**Work to complete**: Copy all of the material exactly. Pictures are not to appear in the copy.
========
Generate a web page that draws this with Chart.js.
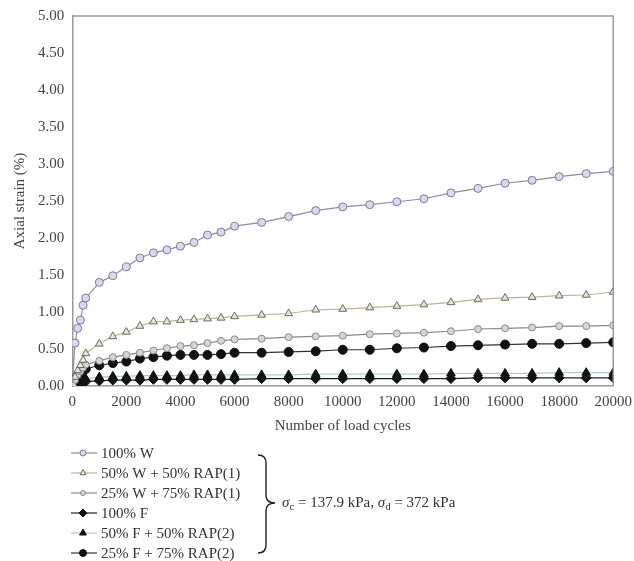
<!DOCTYPE html>
<html><head><meta charset="utf-8">
<script src="https://cdn.jsdelivr.net/npm/chart.js@4/dist/chart.umd.min.js"></script>
<style>html,body{margin:0;padding:0;background:#fff}#wrap{width:634px;height:561px}</style>
</head><body><div id="wrap"><canvas id="c" width="634" height="561"></canvas></div>
<script>
const cycles = [0,100,200,300,400,500,1000,1500,2000,2500,3000,3500,4000,4500,5000,5500,6000,7000,8000,9000,10000,11000,12000,13000,14000,15000,16000,17000,18000,19000,20000];
const w100 = [0,0.58,0.78,0.89,1.09,1.19,1.40,1.49,1.61,1.73,1.80,1.84,1.89,1.94,2.04,2.08,2.16,2.21,2.29,2.37,2.42,2.45,2.49,2.53,2.61,2.67,2.74,2.78,2.83,2.87,2.90];
const w50rap = [0,0.12,0.21,0.28,0.35,0.44,0.57,0.67,0.73,0.81,0.87,0.87,0.89,0.90,0.91,0.92,0.94,0.96,0.98,1.03,1.04,1.06,1.08,1.10,1.13,1.17,1.19,1.20,1.22,1.23,1.27];
const w25rap = [0,0.08,0.15,0.20,0.25,0.29,0.34,0.39,0.42,0.45,0.48,0.51,0.54,0.55,0.58,0.61,0.63,0.64,0.66,0.67,0.68,0.70,0.71,0.72,0.74,0.77,0.78,0.79,0.81,0.81,0.82];
const f100 = [0,0.03,0.04,0.05,0.06,0.06,0.07,0.08,0.08,0.08,0.09,0.09,0.09,0.09,0.09,0.09,0.09,0.10,0.10,0.10,0.10,0.10,0.10,0.10,0.10,0.11,0.11,0.11,0.11,0.11,0.11];
const f50rap = [0,0.05,0.07,0.08,0.09,0.10,0.12,0.13,0.13,0.14,0.14,0.14,0.14,0.15,0.15,0.15,0.15,0.15,0.15,0.16,0.16,0.16,0.16,0.16,0.17,0.17,0.17,0.17,0.18,0.18,0.18];
const f25rap = [0,0.09,0.14,0.18,0.21,0.23,0.28,0.31,0.33,0.37,0.39,0.41,0.42,0.42,0.42,0.43,0.45,0.45,0.46,0.47,0.49,0.49,0.51,0.52,0.54,0.55,0.56,0.57,0.57,0.58,0.59];
const seriesNames = ["100% W","50% W + 50% RAP(1)","25% W + 75% RAP(1)","100% F","50% F + 50% RAP(2)","25% F + 75% RAP(2)"];
const xTicks = [0,2000,4000,6000,8000,10000,12000,14000,16000,18000,20000];

const serif = "'Liberation Serif','DejaVu Serif',serif";
function pts(v){ return cycles.map((c,i)=>({x:c,y:v[i]})); }
const styles = [
  {line:'#8e8aa6', fill:'#ddd6ee', stroke:'#7f7a96', ps:'circle', r:4},
  {line:'#b9b98e', fill:'#e4e4dc', stroke:'#6a6a60', ps:'triangle', r:4.5},
  {line:'#8a8a8a', fill:'#d6d6d6', stroke:'#8a8a8a', ps:'circle', r:3.5},
  {line:'#222222', fill:'#111111', stroke:'#111111', ps:'rectRot', r:5},
  {line:'#a9cfc6', fill:'#111111', stroke:'#111111', ps:'triangle', r:5},
  {line:'#333333', fill:'#111111', stroke:'#111111', ps:'circle', r:4.5}
];
const vals = [w100,w50rap,w25rap,f100,f50rap,f25rap];
const datasets = vals.map((v,i)=>({
  label: seriesNames[i], data: pts(v),
  borderColor: styles[i].line, borderWidth: 1.2,
  pointStyle: styles[i].ps, pointRadius: styles[i].r,
  pointBackgroundColor: styles[i].fill, pointBorderColor: styles[i].stroke, pointBorderWidth: 1,
  tension: 0, fill:false
}));

const extras = {
  id:'extras',
  afterDraw(chart){
    const ctx = chart.ctx, a = chart.chartArea;
    ctx.save();
    ctx.strokeStyle = '#9a9a9a'; ctx.lineWidth = 1.5;
    ctx.beginPath(); ctx.moveTo(a.left, a.top); ctx.lineTo(a.right, a.top); ctx.lineTo(a.right, a.bottom); ctx.stroke();
    // legend
    const rowY0 = 453, dy = 20;
    chart.data.datasets.forEach((ds,i)=>{
      const y = rowY0 + i*dy;
      ctx.strokeStyle = ds.borderColor; ctx.lineWidth = 1.2;
      ctx.beginPath(); ctx.moveTo(71,y); ctx.lineTo(97,y); ctx.stroke();
      ctx.fillStyle = ds.pointBackgroundColor; ctx.strokeStyle = ds.pointBorderColor; ctx.lineWidth = 1;
      Chart.helpers.drawPoint(ctx,{pointStyle:ds.pointStyle, radius: ds.pointRadius-1, borderWidth:1}, 83, y);
      ctx.fillStyle = '#333'; ctx.font = '15px ' + serif; ctx.textBaseline = 'middle'; ctx.textAlign='left';
      ctx.fillText(ds.label, 101, y+1);
    });
    // brace
    ctx.strokeStyle = '#222'; ctx.lineWidth = 1.4;
    const bx = 258, top = 455, bot = 553, mid = 503, tip = 275, cx = 266;
    ctx.beginPath();
    ctx.moveTo(bx, top);
    ctx.quadraticCurveTo(cx, top, cx, top+8);
    ctx.lineTo(cx, mid-8);
    ctx.quadraticCurveTo(cx, mid, tip, mid);
    ctx.quadraticCurveTo(cx, mid, cx, mid+8);
    ctx.lineTo(cx, bot-8);
    ctx.quadraticCurveTo(cx, bot, bx, bot);
    ctx.stroke();
    // annotation
    ctx.fillStyle = '#333'; ctx.textBaseline = 'alphabetic';
    let x = 282; const by = 507;
    const put = (t, f, dyy=0)=>{ ctx.font = f; ctx.fillText(t, x, by+dyy); x += ctx.measureText(t).width; };
    put('σ', 'italic 15px ' + serif);
    put('c', '11px ' + serif, 3);
    put(' = 137.9 kPa, ', '15px ' + serif);
    put('σ', 'italic 15px ' + serif);
    put('d', '11px ' + serif, 3);
    put(' = 372 kPa', '15px ' + serif);
    ctx.restore();
  }
};

new Chart(document.getElementById('c'), {
  type:'line',
  data:{datasets},
  options:{
    responsive:false, animation:false,
    layout:{padding:{top:16, right:17, bottom:126, left:11}},
    plugins:{legend:{display:false}, tooltip:{enabled:false}},
    scales:{
      x:{type:'linear', min:0, max:20000,
        afterBuildTicks(s){ s.ticks = xTicks.map(v=>({value:v})); },
        grid:{display:false, drawTicks:true, tickLength:5, color:'#9a9a9a'},
        border:{display:true, color:'#9a9a9a', width:1.5},
        ticks:{color:'#444', font:{family:serif, size:15}, maxRotation:0, autoSkip:false, padding:2, callback:v=>String(v)},
        title:{display:true, text:'Number of load cycles', color:'#444', font:{family:serif, size:15}, padding:{top:4,bottom:0}}
      },
      y:{min:0, max:5,
        ticks:{stepSize:0.5, color:'#444', font:{family:serif, size:15}, padding:3, callback:v=>Number(v).toFixed(2)},
        grid:{display:false, drawTicks:true, tickLength:5},
        border:{display:true, color:'#9a9a9a', width:1.5},
        title:{display:true, text:'Axial strain (%)', color:'#444', font:{family:serif, size:15}, padding:{top:0,bottom:6}}
      }
    }
  },
  plugins:[extras]
});
</script></body></html>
========
**Answer to this task**:
Generate a web page that draws this with Chart.js.
<!DOCTYPE html>
<html><head><meta charset="utf-8">
<script src="https://cdn.jsdelivr.net/npm/chart.js@4/dist/chart.umd.min.js"></script>
<style>html,body{margin:0;padding:0;background:#fff}#wrap{width:634px;height:561px}</style>
</head><body><div id="wrap"><canvas id="c" width="634" height="561"></canvas></div>
<script>
const cycles = [0,100,200,300,400,500,1000,1500,2000,2500,3000,3500,4000,4500,5000,5500,6000,7000,8000,9000,10000,11000,12000,13000,14000,15000,16000,17000,18000,19000,20000];
const w100 = [0,0.58,0.78,0.89,1.09,1.19,1.40,1.49,1.61,1.73,1.80,1.84,1.89,1.94,2.04,2.08,2.16,2.21,2.29,2.37,2.42,2.45,2.49,2.53,2.61,2.67,2.74,2.78,2.83,2.87,2.90];
const w50rap = [0,0.12,0.21,0.28,0.35,0.44,0.57,0.67,0.73,0.81,0.87,0.87,0.89,0.90,0.91,0.92,0.94,0.96,0.98,1.03,1.04,1.06,1.08,1.10,1.13,1.17,1.19,1.20,1.22,1.23,1.27];
const w25rap = [0,0.08,0.15,0.20,0.25,0.29,0.34,0.39,0.42,0.45,0.48,0.51,0.54,0.55,0.58,0.61,0.63,0.64,0.66,0.67,0.68,0.70,0.71,0.72,0.74,0.77,0.78,0.79,0.81,0.81,0.82];
const f100 = [0,0.03,0.04,0.05,0.06,0.06,0.07,0.08,0.08,0.08,0.09,0.09,0.09,0.09,0.09,0.09,0.09,0.10,0.10,0.10,0.10,0.10,0.10,0.10,0.10,0.11,0.11,0.11,0.11,0.11,0.11];
const f50rap = [0,0.05,0.07,0.08,0.09,0.10,0.12,0.13,0.13,0.14,0.14,0.14,0.14,0.15,0.15,0.15,0.15,0.15,0.15,0.16,0.16,0.16,0.16,0.16,0.17,0.17,0.17,0.17,0.18,0.18,0.18];
const f25rap = [0,0.09,0.14,0.18,0.21,0.23,0.28,0.31,0.33,0.37,0.39,0.41,0.42,0.42,0.42,0.43,0.45,0.45,0.46,0.47,0.49,0.49,0.51,0.52,0.54,0.55,0.56,0.57,0.57,0.58,0.59];
const seriesNames = ["100% W","50% W + 50% RAP(1)","25% W + 75% RAP(1)","100% F","50% F + 50% RAP(2)","25% F + 75% RAP(2)"];
const xTicks = [0,2000,4000,6000,8000,10000,12000,14000,16000,18000,20000];

const serif = "'Liberation Serif','DejaVu Serif',serif";
function pts(v){ return cycles.map((c,i)=>({x:c,y:v[i]})); }
const styles = [
  {line:'#8e8aa6', fill:'#ddd6ee', stroke:'#7f7a96', ps:'circle', r:4},
  {line:'#b9b98e', fill:'#e4e4dc', stroke:'#6a6a60', ps:'triangle', r:4.5},
  {line:'#8a8a8a', fill:'#d6d6d6', stroke:'#8a8a8a', ps:'circle', r:3.5},
  {line:'#222222', fill:'#111111', stroke:'#111111', ps:'rectRot', r:5},
  {line:'#a9cfc6', fill:'#111111', stroke:'#111111', ps:'triangle', r:5},
  {line:'#333333', fill:'#111111', stroke:'#111111', ps:'circle', r:4.5}
];
const vals = [w100,w50rap,w25rap,f100,f50rap,f25rap];
const datasets = vals.map((v,i)=>({
  label: seriesNames[i], data: pts(v),
  borderColor: styles[i].line, borderWidth: 1.2,
  pointStyle: styles[i].ps, pointRadius: styles[i].r,
  pointBackgroundColor: styles[i].fill, pointBorderColor: styles[i].stroke, pointBorderWidth: 1,
  tension: 0, fill:false
}));

const extras = {
  id:'extras',
  afterDraw(chart){
    const ctx = chart.ctx, a = chart.chartArea;
    ctx.save();
    ctx.strokeStyle = '#9a9a9a'; ctx.lineWidth = 1.5;
    ctx.beginPath(); ctx.moveTo(a.left, a.top); ctx.lineTo(a.right, a.top); ctx.lineTo(a.right, a.bottom); ctx.stroke();
    // legend
    const rowY0 = 453, dy = 20;
    chart.data.datasets.forEach((ds,i)=>{
      const y = rowY0 + i*dy;
      ctx.strokeStyle = ds.borderColor; ctx.lineWidth = 1.2;
      ctx.beginPath(); ctx.moveTo(71,y); ctx.lineTo(97,y); ctx.stroke();
      ctx.fillStyle = ds.pointBackgroundColor; ctx.strokeStyle = ds.pointBorderColor; ctx.lineWidth = 1;
      Chart.helpers.drawPoint(ctx,{pointStyle:ds.pointStyle, radius: ds.pointRadius-1, borderWidth:1}, 83, y);
      ctx.fillStyle = '#333'; ctx.font = '15px ' + serif; ctx.textBaseline = 'middle'; ctx.textAlign='left';
      ctx.fillText(ds.label, 101, y+1);
    });
    // brace
    ctx.strokeStyle = '#222'; ctx.lineWidth = 1.4;
    const bx = 258, top = 455, bot = 553, mid = 503, tip = 275, cx = 266;
    ctx.beginPath();
    ctx.moveTo(bx, top);
    ctx.quadraticCurveTo(cx, top, cx, top+8);
    ctx.lineTo(cx, mid-8);
    ctx.quadraticCurveTo(cx, mid, tip, mid);
    ctx.quadraticCurveTo(cx, mid, cx, mid+8);
    ctx.lineTo(cx, bot-8);
    ctx.quadraticCurveTo(cx, bot, bx, bot);
    ctx.stroke();
    // annotation
    ctx.fillStyle = '#333'; ctx.textBaseline = 'alphabetic';
    let x = 282; const by = 507;
    const put = (t, f, dyy=0)=>{ ctx.font = f; ctx.fillText(t, x, by+dyy); x += ctx.measureText(t).width; };
    put('σ', 'italic 15px ' + serif);
    put('c', '11px ' + serif, 3);
    put(' = 137.9 kPa, ', '15px ' + serif);
    put('σ', 'italic 15px ' + serif);
    put('d', '11px ' + serif, 3);
    put(' = 372 kPa', '15px ' + serif);
    ctx.restore();
  }
};

new Chart(document.getElementById('c'), {
  type:'line',
  data:{datasets},
  options:{
    responsive:false, animation:false,
    layout:{padding:{top:16, right:17, bottom:126, left:11}},
    plugins:{legend:{display:false}, tooltip:{enabled:false}},
    scales:{
      x:{type:'linear', min:0, max:20000,
        afterBuildTicks(s){ s.ticks = xTicks.map(v=>({value:v})); },
        grid:{display:false, drawTicks:true, tickLength:5, color:'#9a9a9a'},
        border:{display:true, color:'#9a9a9a', width:1.5},
        ticks:{color:'#444', font:{family:serif, size:15}, maxRotation:0, autoSkip:false, padding:2, callback:v=>String(v)},
        title:{display:true, text:'Number of load cycles', color:'#444', font:{family:serif, size:15}, padding:{top:4,bottom:0}}
      },
      y:{min:0, max:5,
        ticks:{stepSize:0.5, color:'#444', font:{family:serif, size:15}, padding:3, callback:v=>Number(v).toFixed(2)},
        grid:{display:false, drawTicks:true, tickLength:5},
        border:{display:true, color:'#9a9a9a', width:1.5},
        title:{display:true, text:'Axial strain (%)', color:'#444', font:{family:serif, size:15}, padding:{top:0,bottom:6}}
      }
    }
  },
  plugins:[extras]
});
</script></body></html>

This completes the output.